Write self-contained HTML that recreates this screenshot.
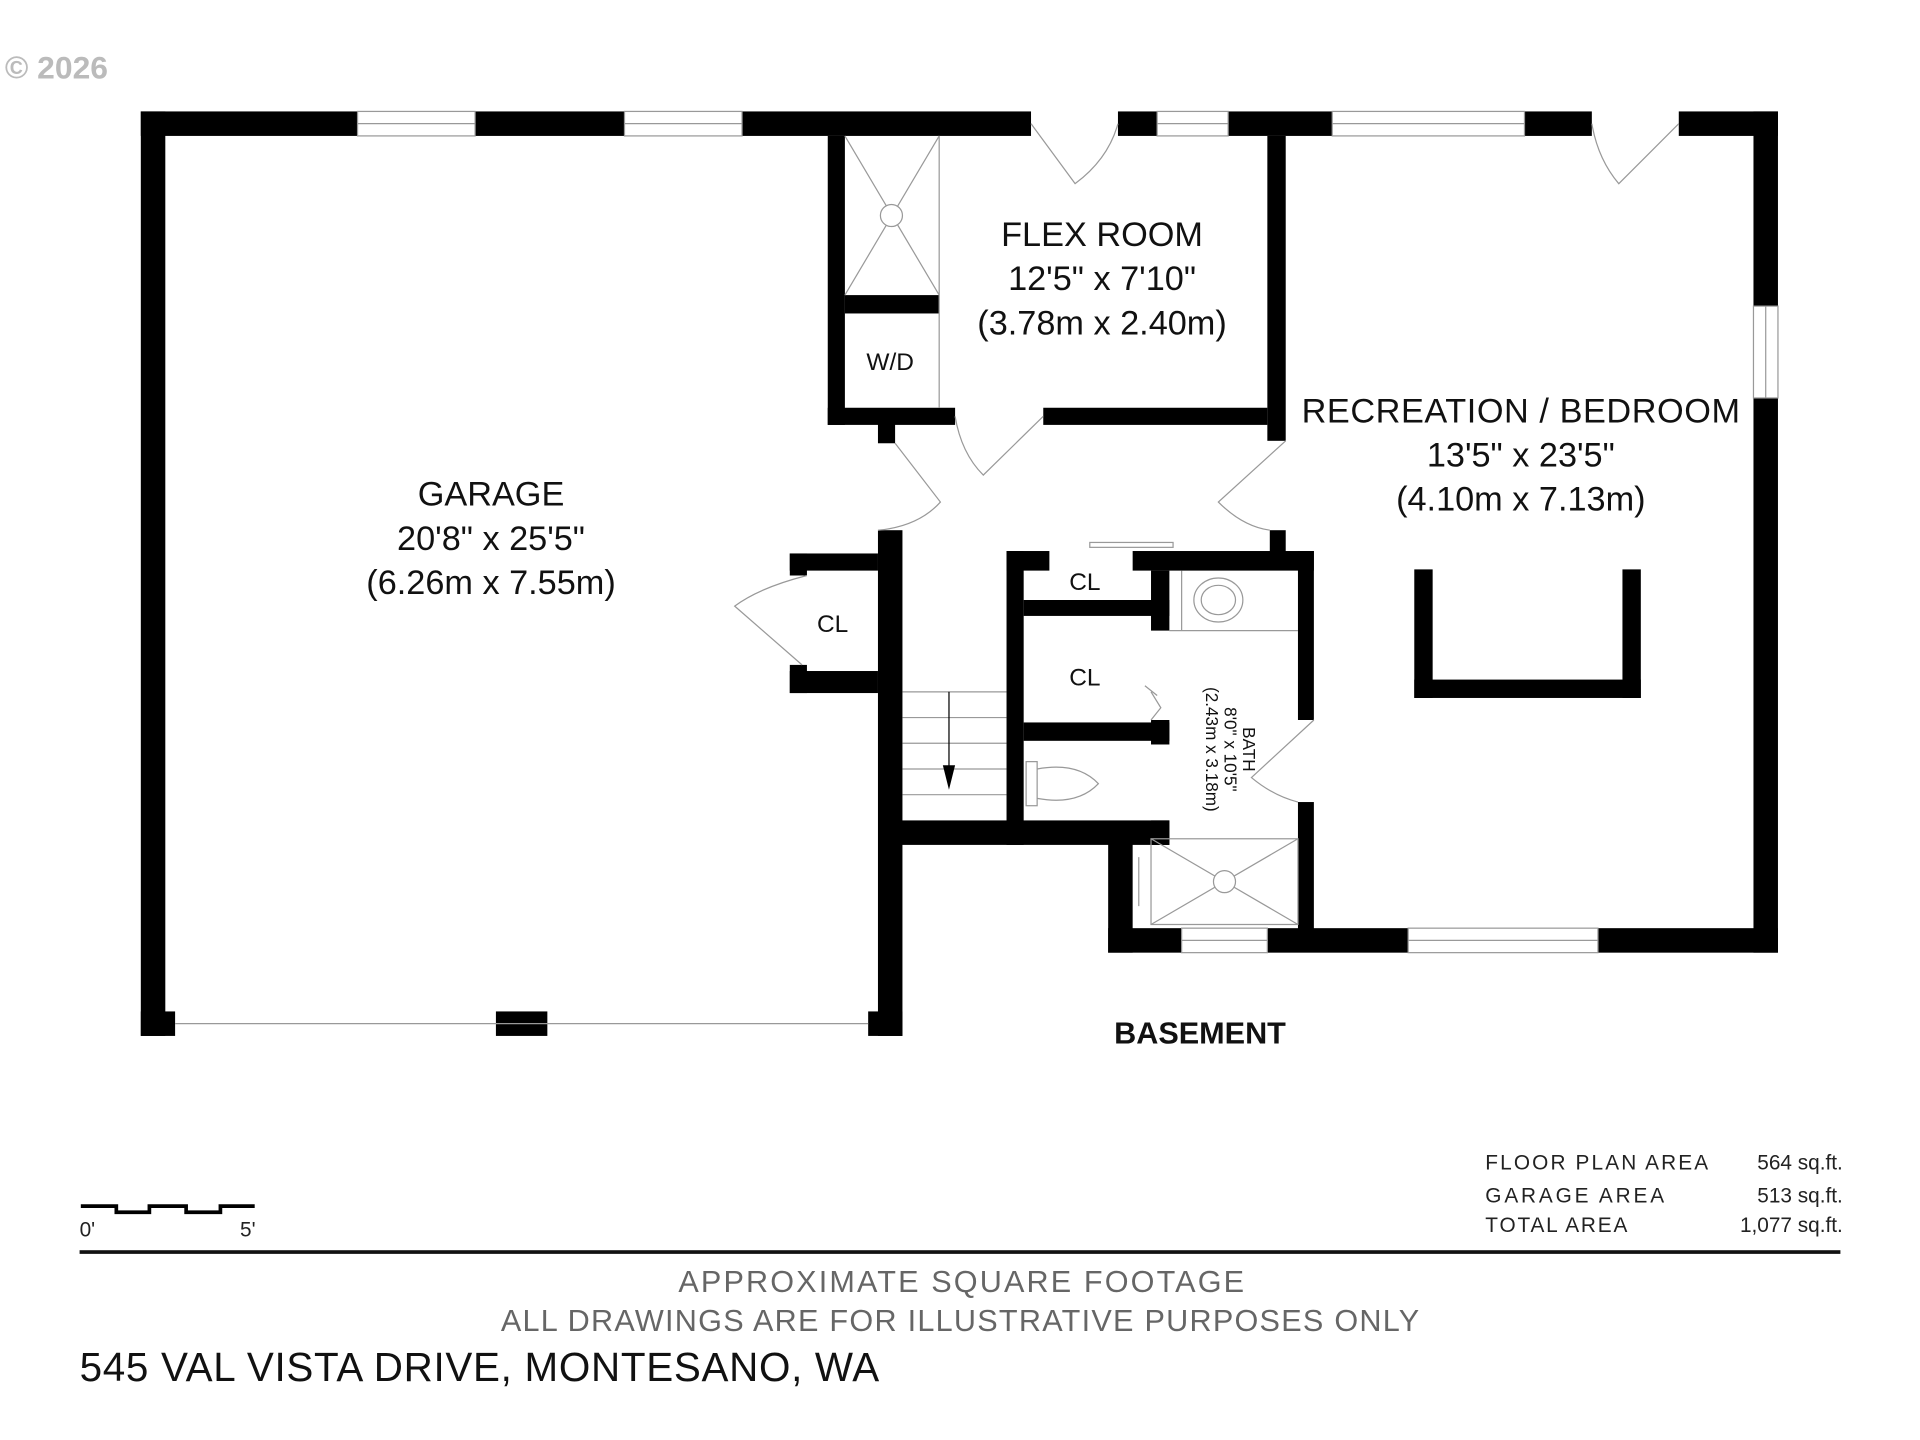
<!DOCTYPE html>
<html><head><style>html,body{margin:0;padding:0;background:#fff}svg{display:block}</style></head>
<body>
<svg width="1920" height="1440" viewBox="0 0 1568 1176" xmlns="http://www.w3.org/2000/svg" font-family="Liberation Sans, sans-serif">
<rect width="1568" height="1176" fill="#fff"/>
<text x="4" y="64" font-size="26" fill="#bbb" font-weight="bold">© 2026</text>
<g fill="#000">
<rect x="115" y="91" width="177" height="20"/><rect x="388" y="91" width="122" height="20"/>
<rect x="606" y="91" width="236" height="20"/><rect x="913" y="91" width="32" height="20"/>
<rect x="1003" y="91" width="85" height="20"/><rect x="1245" y="91" width="55" height="20"/>
<rect x="1371" y="91" width="81" height="20"/>
<rect x="115" y="91" width="20" height="755"/><rect x="115" y="826" width="28" height="20"/>
<rect x="405" y="826" width="42" height="20"/><rect x="709" y="826" width="28" height="20"/>
<rect x="1432" y="91" width="20" height="159"/><rect x="1432" y="325" width="20" height="453"/>
<rect x="905" y="758" width="60" height="20"/><rect x="1035" y="758" width="115" height="20"/>
<rect x="1305" y="758" width="147" height="20"/>
<rect x="717" y="433" width="20" height="413"/><rect x="717" y="345" width="14" height="17"/>
<rect x="676" y="111" width="14" height="236"/><rect x="676" y="333" width="104" height="14"/>
<rect x="690" y="241" width="77" height="15"/>
<rect x="1035" y="111" width="15" height="249"/><rect x="852" y="333" width="183" height="14"/>
<rect x="1037" y="433" width="13" height="27"/>
<rect x="645" y="452" width="72" height="14"/><rect x="645" y="452" width="14" height="18"/>
<rect x="645" y="548" width="72" height="18"/><rect x="645" y="543" width="14" height="23"/>
<rect x="822" y="450" width="14" height="240"/>
<rect x="822" y="450" width="35" height="16"/><rect x="925" y="450" width="148" height="16"/>
<rect x="1060" y="450" width="13" height="138"/><rect x="1060" y="655" width="13" height="110"/>
<rect x="940" y="466" width="15" height="49"/><rect x="836" y="490" width="119" height="13"/>
<rect x="836" y="590" width="119" height="15"/><rect x="940" y="588" width="15" height="20"/>
<rect x="730" y="670" width="225" height="20"/>
<rect x="905" y="685" width="20" height="93"/><rect x="940" y="670" width="15" height="20"/>
<rect x="1155" y="465" width="15" height="105"/><rect x="1325" y="465" width="15" height="105"/>
<rect x="1155" y="555" width="185" height="15"/>
</g>
<g fill="none" stroke="#999" stroke-width="1">
<rect x="292" y="91" width="96" height="20"/><line x1="292" y1="101" x2="388" y2="101"/>
<rect x="510" y="91" width="96" height="20"/><line x1="510" y1="101" x2="606" y2="101"/>
<rect x="945" y="91" width="58" height="20"/><line x1="945" y1="101" x2="1003" y2="101"/>
<rect x="1088" y="91" width="157" height="20"/><line x1="1088" y1="101" x2="1245" y2="101"/>
<rect x="1432" y="250" width="20" height="75"/><line x1="1442" y1="250" x2="1442" y2="325"/>
<rect x="965" y="758" width="70" height="20"/><line x1="965" y1="768" x2="1035" y2="768"/>
<rect x="1150" y="758" width="155" height="20"/><line x1="1150" y1="768" x2="1305" y2="768"/>
<line x1="143" y1="836" x2="709" y2="836"/>
<line x1="767" y1="111" x2="767" y2="333"/><line x1="690" y1="111" x2="767" y2="241"/><line x1="767" y1="111" x2="690" y2="241"/>
<circle cx="728" cy="176" r="9" fill="#fff"/>
<path d="M842 101 L878 150 Q905 130 913 101"/>
<path d="M1371 101 L1322 150 Q1305 130 1300 101"/>
<path d="M852 340 L803 388 Q785 370 780 340"/>
<path d="M731 362 L768 410 Q750 430 717 433"/>
<path d="M1050 360 L995 410 Q1015 430 1037 433"/>
<path d="M659 470 Q620 480 600 495 L655 543"/>
<path d="M1073 588 L1022 635 Q1040 650 1060 655"/>
<path d="M940 588 L948 578 L940 565 M935 560 L945 568"/>
<rect x="890" y="443" width="68" height="4"/>
<line x1="965" y1="466" x2="965" y2="515"/><line x1="955" y1="515" x2="1060" y2="515"/>
<ellipse cx="995" cy="490" rx="20" ry="18"/><ellipse cx="995" cy="490" rx="14" ry="12"/>
<rect x="838" y="622" width="9" height="36"/><path d="M847 628 Q880 622 897 640 Q880 658 847 652"/>
<rect x="940" y="685" width="120" height="70"/><line x1="940" y1="685" x2="1060" y2="755"/><line x1="1060" y1="685" x2="940" y2="755"/>
<circle cx="1000" cy="720" r="9" fill="#fff"/><line x1="930" y1="700" x2="930" y2="740"/>
<line x1="737" y1="565" x2="822" y2="565"/><line x1="737" y1="586" x2="822" y2="586"/>
<line x1="737" y1="607" x2="822" y2="607"/><line x1="737" y1="628" x2="822" y2="628"/>
<line x1="737" y1="649" x2="822" y2="649"/><line x1="775" y1="565" x2="775" y2="640" stroke="#000"/>
</g>
<polygon points="770,625 780,625 775,645" fill="#000"/>
<g fill="#111" text-anchor="middle" font-size="28">
<text x="401" y="413">GARAGE</text><text x="401" y="449">20'8" x 25'5"</text><text x="401" y="485">(6.26m x 7.55m)</text>
<text x="900" y="201">FLEX ROOM</text><text x="900" y="237">12'5" x 7'10"</text><text x="900" y="273">(3.78m x 2.40m)</text>
<text x="1242" y="345" textLength="358">RECREATION / BEDROOM</text><text x="1242" y="381">13'5" x 23'5"</text><text x="1242" y="417">(4.10m x 7.13m)</text>
<g font-size="20"><text x="727" y="302">W/D</text><text x="680" y="516">CL</text><text x="886" y="482">CL</text><text x="886" y="560">CL</text></g>
<g font-size="14" transform="translate(1015,612) rotate(90)"><text x="0" y="0">BATH</text><text x="0" y="15">8'0" x 10'5"</text><text x="0" y="30">(2.43m x 3.18m)</text></g>
<text x="980" y="852" font-size="25" font-weight="bold">BASEMENT</text>
</g>
<g font-size="17" fill="#222">
<text x="1213" y="955" textLength="182">FLOOR PLAN AREA</text><text x="1505" y="955" text-anchor="end">564 sq.ft.</text>
<text x="1213" y="982" textLength="146">GARAGE AREA</text><text x="1505" y="982" text-anchor="end">513 sq.ft.</text>
<text x="1213" y="1006" textLength="116">TOTAL AREA</text><text x="1505" y="1006" text-anchor="end">1,077 sq.ft.</text>
<text x="65" y="1010">0'</text><text x="196" y="1010">5'</text>
</g>
<path d="M66 985 H95 V990 H122 V985 H152 V990 H180 V985 H208" stroke="#000" stroke-width="3" fill="none"/>
<rect x="65" y="1021" width="1438" height="3" fill="#111"/>
<g fill="#666" font-size="25"><text x="554" y="1055" textLength="462">APPROXIMATE SQUARE FOOTAGE</text><text x="409" y="1087" textLength="750">ALL DRAWINGS ARE FOR ILLUSTRATIVE PURPOSES ONLY</text></g>
<text x="65" y="1128" font-size="33" fill="#111" textLength="653">545 VAL VISTA DRIVE, MONTESANO, WA</text>
</svg>
</body></html>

- - - -

> _YOUR INSTRUCTIONS_
Transcribe all the data word for word; the images stay out.

> _SOLVED EXERCISE_
Write self-contained HTML that recreates this screenshot.
<!DOCTYPE html>
<html><head><style>html,body{margin:0;padding:0;background:#fff}svg{display:block}</style></head>
<body>
<svg width="1920" height="1440" viewBox="0 0 1568 1176" xmlns="http://www.w3.org/2000/svg" font-family="Liberation Sans, sans-serif">
<rect width="1568" height="1176" fill="#fff"/>
<text x="4" y="64" font-size="26" fill="#bbb" font-weight="bold">© 2026</text>
<g fill="#000">
<rect x="115" y="91" width="177" height="20"/><rect x="388" y="91" width="122" height="20"/>
<rect x="606" y="91" width="236" height="20"/><rect x="913" y="91" width="32" height="20"/>
<rect x="1003" y="91" width="85" height="20"/><rect x="1245" y="91" width="55" height="20"/>
<rect x="1371" y="91" width="81" height="20"/>
<rect x="115" y="91" width="20" height="755"/><rect x="115" y="826" width="28" height="20"/>
<rect x="405" y="826" width="42" height="20"/><rect x="709" y="826" width="28" height="20"/>
<rect x="1432" y="91" width="20" height="159"/><rect x="1432" y="325" width="20" height="453"/>
<rect x="905" y="758" width="60" height="20"/><rect x="1035" y="758" width="115" height="20"/>
<rect x="1305" y="758" width="147" height="20"/>
<rect x="717" y="433" width="20" height="413"/><rect x="717" y="345" width="14" height="17"/>
<rect x="676" y="111" width="14" height="236"/><rect x="676" y="333" width="104" height="14"/>
<rect x="690" y="241" width="77" height="15"/>
<rect x="1035" y="111" width="15" height="249"/><rect x="852" y="333" width="183" height="14"/>
<rect x="1037" y="433" width="13" height="27"/>
<rect x="645" y="452" width="72" height="14"/><rect x="645" y="452" width="14" height="18"/>
<rect x="645" y="548" width="72" height="18"/><rect x="645" y="543" width="14" height="23"/>
<rect x="822" y="450" width="14" height="240"/>
<rect x="822" y="450" width="35" height="16"/><rect x="925" y="450" width="148" height="16"/>
<rect x="1060" y="450" width="13" height="138"/><rect x="1060" y="655" width="13" height="110"/>
<rect x="940" y="466" width="15" height="49"/><rect x="836" y="490" width="119" height="13"/>
<rect x="836" y="590" width="119" height="15"/><rect x="940" y="588" width="15" height="20"/>
<rect x="730" y="670" width="225" height="20"/>
<rect x="905" y="685" width="20" height="93"/><rect x="940" y="670" width="15" height="20"/>
<rect x="1155" y="465" width="15" height="105"/><rect x="1325" y="465" width="15" height="105"/>
<rect x="1155" y="555" width="185" height="15"/>
</g>
<g fill="none" stroke="#999" stroke-width="1">
<rect x="292" y="91" width="96" height="20"/><line x1="292" y1="101" x2="388" y2="101"/>
<rect x="510" y="91" width="96" height="20"/><line x1="510" y1="101" x2="606" y2="101"/>
<rect x="945" y="91" width="58" height="20"/><line x1="945" y1="101" x2="1003" y2="101"/>
<rect x="1088" y="91" width="157" height="20"/><line x1="1088" y1="101" x2="1245" y2="101"/>
<rect x="1432" y="250" width="20" height="75"/><line x1="1442" y1="250" x2="1442" y2="325"/>
<rect x="965" y="758" width="70" height="20"/><line x1="965" y1="768" x2="1035" y2="768"/>
<rect x="1150" y="758" width="155" height="20"/><line x1="1150" y1="768" x2="1305" y2="768"/>
<line x1="143" y1="836" x2="709" y2="836"/>
<line x1="767" y1="111" x2="767" y2="333"/><line x1="690" y1="111" x2="767" y2="241"/><line x1="767" y1="111" x2="690" y2="241"/>
<circle cx="728" cy="176" r="9" fill="#fff"/>
<path d="M842 101 L878 150 Q905 130 913 101"/>
<path d="M1371 101 L1322 150 Q1305 130 1300 101"/>
<path d="M852 340 L803 388 Q785 370 780 340"/>
<path d="M731 362 L768 410 Q750 430 717 433"/>
<path d="M1050 360 L995 410 Q1015 430 1037 433"/>
<path d="M659 470 Q620 480 600 495 L655 543"/>
<path d="M1073 588 L1022 635 Q1040 650 1060 655"/>
<path d="M940 588 L948 578 L940 565 M935 560 L945 568"/>
<rect x="890" y="443" width="68" height="4"/>
<line x1="965" y1="466" x2="965" y2="515"/><line x1="955" y1="515" x2="1060" y2="515"/>
<ellipse cx="995" cy="490" rx="20" ry="18"/><ellipse cx="995" cy="490" rx="14" ry="12"/>
<rect x="838" y="622" width="9" height="36"/><path d="M847 628 Q880 622 897 640 Q880 658 847 652"/>
<rect x="940" y="685" width="120" height="70"/><line x1="940" y1="685" x2="1060" y2="755"/><line x1="1060" y1="685" x2="940" y2="755"/>
<circle cx="1000" cy="720" r="9" fill="#fff"/><line x1="930" y1="700" x2="930" y2="740"/>
<line x1="737" y1="565" x2="822" y2="565"/><line x1="737" y1="586" x2="822" y2="586"/>
<line x1="737" y1="607" x2="822" y2="607"/><line x1="737" y1="628" x2="822" y2="628"/>
<line x1="737" y1="649" x2="822" y2="649"/><line x1="775" y1="565" x2="775" y2="640" stroke="#000"/>
</g>
<polygon points="770,625 780,625 775,645" fill="#000"/>
<g fill="#111" text-anchor="middle" font-size="28">
<text x="401" y="413">GARAGE</text><text x="401" y="449">20'8" x 25'5"</text><text x="401" y="485">(6.26m x 7.55m)</text>
<text x="900" y="201">FLEX ROOM</text><text x="900" y="237">12'5" x 7'10"</text><text x="900" y="273">(3.78m x 2.40m)</text>
<text x="1242" y="345" textLength="358">RECREATION / BEDROOM</text><text x="1242" y="381">13'5" x 23'5"</text><text x="1242" y="417">(4.10m x 7.13m)</text>
<g font-size="20"><text x="727" y="302">W/D</text><text x="680" y="516">CL</text><text x="886" y="482">CL</text><text x="886" y="560">CL</text></g>
<g font-size="14" transform="translate(1015,612) rotate(90)"><text x="0" y="0">BATH</text><text x="0" y="15">8'0" x 10'5"</text><text x="0" y="30">(2.43m x 3.18m)</text></g>
<text x="980" y="852" font-size="25" font-weight="bold">BASEMENT</text>
</g>
<g font-size="17" fill="#222">
<text x="1213" y="955" textLength="182">FLOOR PLAN AREA</text><text x="1505" y="955" text-anchor="end">564 sq.ft.</text>
<text x="1213" y="982" textLength="146">GARAGE AREA</text><text x="1505" y="982" text-anchor="end">513 sq.ft.</text>
<text x="1213" y="1006" textLength="116">TOTAL AREA</text><text x="1505" y="1006" text-anchor="end">1,077 sq.ft.</text>
<text x="65" y="1010">0'</text><text x="196" y="1010">5'</text>
</g>
<path d="M66 985 H95 V990 H122 V985 H152 V990 H180 V985 H208" stroke="#000" stroke-width="3" fill="none"/>
<rect x="65" y="1021" width="1438" height="3" fill="#111"/>
<g fill="#666" font-size="25"><text x="554" y="1055" textLength="462">APPROXIMATE SQUARE FOOTAGE</text><text x="409" y="1087" textLength="750">ALL DRAWINGS ARE FOR ILLUSTRATIVE PURPOSES ONLY</text></g>
<text x="65" y="1128" font-size="33" fill="#111" textLength="653">545 VAL VISTA DRIVE, MONTESANO, WA</text>
</svg>
</body></html>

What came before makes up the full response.